The last remaining founder member of the band that would go on to publish as Crawling Chaos. SGI buddhist. Programmer and software development.

3 Comments

  1. Quite so!

    ‘Just do it’ should be engraved on all bureaucrats hearts.

    3 – 6 months?

  2. @Moongold

    I hope your estimate is wrong and that our national strategic reserve is pulled out from under the cover sheets PDQ.

    If a 1 year in 1000 event isn't enough proof, then what is?

    Hopefully, it'll give the troops something decent to do instead of shooting at shadows.

    So. Wait for next week then, eh?

  3. I thought I'd reprise this post with a report on the fantastic progress made on the destroyed bridges claimed by the floods.

    Unfortunately, @Moongold's thoughts are true and our joint sarcastic optimism was sadly well-placed. This is what the BBC News says today about it all today.

    http://news.bbc.co.uk/1/hi/england/cumbria/841584

    Today, over a month since my posting, the people have had ONE slowly-built bridge – AND IT'S ONLY A FOOTBRIDGE! The fact that I pointed out that the Bailey/Mabey bridges take less than a week to make and that they can take A 60 tonne TANK should be born in mind when viewing all the cheery news reports on the footbridge's construction a few weeks back.

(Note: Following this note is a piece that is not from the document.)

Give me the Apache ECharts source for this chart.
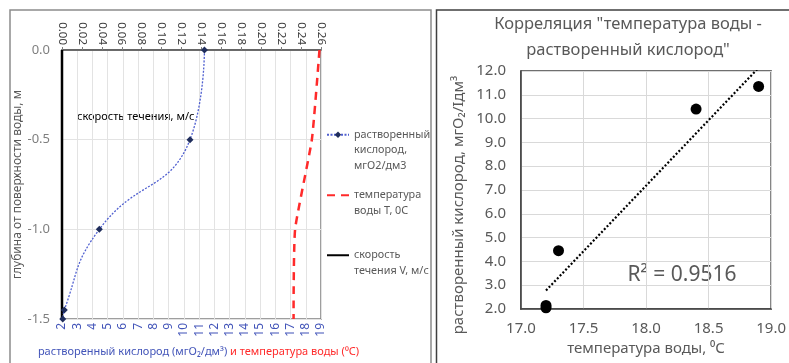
<!DOCTYPE html>
<html><head><meta charset="utf-8">
<script src="https://cdn.jsdelivr.net/npm/echarts@6/dist/echarts.min.js"></script>
<style>html,body{margin:0;padding:0;background:#fff}#c{width:789px;height:363px}</style>
</head><body><div id="c"></div>
<script>
// ---- data ----
const depth = [0, -0.5, -1.0, -1.45, -1.5];            // m
const oxygen = [11.35, 10.4, 4.45, 2.15, 2.05];         // мгО2/дм3
const temperature = [18.9, 18.4, 17.3, 17.2, 17.2];     // °C
const speed = [0, 0, 0, 0, 0];                          // м/с
const bottomTicks = {min: 2, max: 19, step: 1};
const topTicks = {min: 0, max: 0.26, step: 0.02};
const depthTicks = {min: -1.5, max: 0, step: 0.5};
const corrXTicks = {min: 17, max: 19, step: 0.5};
const corrYTicks = {min: 2, max: 12, step: 1};
const r2Text = 'R² = 0.9516';

const FONT = '"Noto Sans", "DejaVu Sans", sans-serif';
const GRAY = '#595959';
const BLUE = '#4355b9';
const RED = '#ff2a2a';

const nameOx = 'растворенный кислород, мгО2/дм3';
const nameT = 'температура воды Т, 0С';
const nameV = 'скорость течения V, м/с';
const legendLabels = {};
legendLabels[nameOx] = '\n\nрастворенный\nкислород,\nмгО2/дм3';
legendLabels[nameT] = '\nтемпература\nводы Т, 0С';
legendLabels[nameV] = '\nскорость\nтечения V, м/с';

// linear trend from the scatter data
const n = temperature.length;
const mx = temperature.reduce((a,b)=>a+b,0)/n;
const my = oxygen.reduce((a,b)=>a+b,0)/n;
let sxy=0,sxx=0;
for(let i=0;i<n;i++){sxy+=(temperature[i]-mx)*(oxygen[i]-my);sxx+=(temperature[i]-mx)**2;}
const slope=sxy/sxx, icpt=my-slope*mx;
const tMin=Math.min(...temperature);
const trend=[[tMin, icpt+slope*tMin],[corrXTicks.max, icpt+slope*corrXTicks.max]];

const chart = echarts.init(document.getElementById('c'), null, {renderer:'canvas'});
const legendBase = {orient:'vertical', left:326, itemWidth:22, itemHeight:8, padding:0,
  textStyle:{fontFamily:FONT, fontSize:10.8, lineHeight:15.5, color:GRAY},
  formatter: nm => legendLabels[nm]};
chart.setOption({
  animation:false,
  textStyle:{fontFamily:FONT},
  title:{text:'Корреляция "температура воды -\nрастворенный кислород"', left:628, top:11, textAlign:'center',
    padding:0, textStyle:{fontFamily:FONT, fontSize:16.5, fontWeight:'normal', color:GRAY, lineHeight:26}},
  legend:[
    Object.assign({}, legendBase, {top:96, data:[nameOx]}),
    Object.assign({}, legendBase, {top:172, data:[{name:nameT, itemStyle:{opacity:0}}]}),
    Object.assign({}, legendBase, {top:232, data:[{name:nameV, itemStyle:{opacity:0}}]})
  ],
  grid:[
    {left:62, top:50, width:259, height:269, show:true, borderColor:'#7f7f7f', borderWidth:1.5},
    {left:521, top:71, width:252, height:238, show:true, borderColor:'#404040', borderWidth:1.5}
  ],
  xAxis:[
    {gridIndex:0, type:'value', position:'bottom', min:bottomTicks.min, max:bottomTicks.max, interval:bottomTicks.step,
     axisLine:{show:true, lineStyle:{color:'#8c8c8c', width:1.5}}, axisTick:{show:false},
     axisLabel:{rotate:90, color:BLUE, fontSize:12, margin:4, fontFamily:FONT},
     splitLine:{show:true, lineStyle:{color:'#e3e3e3', width:1}},
     name:'{b|растворенный кислород (мгО₂/дм³)}{r| и температура воды (⁰С)}', nameLocation:'middle', nameGap:27,
     nameTextStyle:{padding:[0,0,0,14], rich:{b:{color:BLUE, fontSize:11, fontFamily:FONT}, r:{color:RED, fontSize:11, fontFamily:FONT}}}},
    {gridIndex:0, type:'value', position:'top', min:topTicks.min, max:topTicks.max, interval:topTicks.step,
     axisLine:{show:true, lineStyle:{color:'#595959', width:1.5}}, axisTick:{show:true, length:3, lineStyle:{color:'#7f7f7f'}},
     axisLabel:{rotate:90, color:'#404040', fontSize:11.5, margin:5, fontFamily:FONT, formatter:v=>v.toFixed(2)},
     splitLine:{show:false}},
    {gridIndex:1, type:'value', min:corrXTicks.min, max:corrXTicks.max, interval:corrXTicks.step,
     axisLine:{show:true, lineStyle:{color:'#404040', width:1.5}}, axisTick:{show:false},
     axisLabel:{color:GRAY, fontSize:15, margin:12, fontFamily:FONT, formatter:v=>v.toFixed(1)},
     splitLine:{show:true, lineStyle:{color:'#d9d9d9'}},
     name:'температура воды, ⁰С', nameLocation:'middle', nameGap:31,
     nameTextStyle:{color:GRAY, fontSize:15, fontFamily:FONT}}
  ],
  yAxis:[
    {gridIndex:0, type:'value', min:depthTicks.min, max:depthTicks.max, interval:depthTicks.step,
     axisLine:{show:false}, axisTick:{show:false},
     axisLabel:{color:'#7f7f7f', fontSize:13, margin:12, fontFamily:FONT, formatter:v=>v.toFixed(1)},
     splitLine:{show:true, lineStyle:{color:'#e3e3e3'}},
     name:'глубина от поверхности воды, м', nameLocation:'middle', nameGap:38,
     nameTextStyle:{color:GRAY, fontSize:12, fontFamily:FONT}},
    {gridIndex:1, type:'value', min:corrYTicks.min, max:corrYTicks.max, interval:corrYTicks.step,
     axisLine:{show:true, lineStyle:{color:'#404040', width:1.5}}, axisTick:{show:false},
     axisLabel:{color:GRAY, fontSize:15, margin:15, fontFamily:FONT, formatter:v=>v.toFixed(1)},
     splitLine:{show:true, lineStyle:{color:'#d9d9d9'}},
     name:'растворенный кислород, мгО₂/Iдм³', nameLocation:'middle', nameGap:55,
     nameTextStyle:{color:GRAY, fontSize:15, fontFamily:FONT, padding:[0,30,0,0]}}
  ],
  series:[
    {name:nameOx, type:'line', xAxisIndex:0, yAxisIndex:0, smooth:true, clip:false,
     data: oxygen.map((v,i)=>[v, depth[i]]),
     lineStyle:{color:'#4f5fd0', width:1.3, type:[2,1.5]},
     symbol:'diamond', symbolSize:7, itemStyle:{color:'#1f2d5c'}, z:5},
    {name:nameT, type:'line', xAxisIndex:0, yAxisIndex:0, smooth:0.15, clip:false,
     data: temperature.map((v,i)=>[v, depth[i]]),
     lineStyle:{color:RED, width:2.5, type:[8,6]}, itemStyle:{color:RED},
     showSymbol:false, symbol:'none', z:4},
    {name:nameV, type:'line', xAxisIndex:1, yAxisIndex:0, clip:false,
     data: speed.map((v,i)=>[v, depth[i]]),
     lineStyle:{color:'#000', width:2.5}, itemStyle:{color:'#000'}, showSymbol:false, symbol:'none', z:3},
    {name:'scatter', type:'scatter', xAxisIndex:2, yAxisIndex:1,
     data: temperature.map((t,i)=>[t, oxygen[i]]), symbol:'circle', symbolSize:11, itemStyle:{color:'#000', opacity:1}, z:5},
    {name:'trend', type:'line', xAxisIndex:2, yAxisIndex:1, clip:true, data:trend,
     showSymbol:false, symbol:'none', lineStyle:{color:'#000', width:2.2, type:[2,2]}, z:4}
  ],
  graphic:[
    {type:'rect', shape:{x:10, y:10, width:421, height:370}, style:{fill:'none', stroke:'#8c8c8c', lineWidth:1.5}, silent:true},
    {type:'rect', shape:{x:436.5, y:10, width:370, height:370}, style:{fill:'none', stroke:'#404040', lineWidth:1.5}, silent:true},
    {type:'text', left:77, top:111, style:{text:'скорость течения, м/с', font:'11px '+FONT, fill:'#000'}},
    {type:'text', x:682, y:275, style:{text:r2Text, font:'21px '+FONT, fill:GRAY, textAlign:'center', textVerticalAlign:'middle'}}
  ]
});
</script></body></html>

    It's NOT the army chaps' fault that they could only make a footbridge and that it took longer than a big bridge in Kosovo or Serbia or Iraq to plan and make. No.

    The blame lies solely within our bureaucratic system of personal self-interest and poor resource allocation.

    The fact that it's poor Cumbria is key. If MI5 had to do a 40 mile detour to get to Parliament or Admiralty House, it would've been done within a week.

    Trust me. If the bridges over the Thames in London had gone in such a flood you can put all the money you've got onto a bet that the City of London and the City of Westminster would be effectively connected to The South Bank by now.

    It's the same mentality that puts a nuclear disposal site in Cumbria and not Sussex.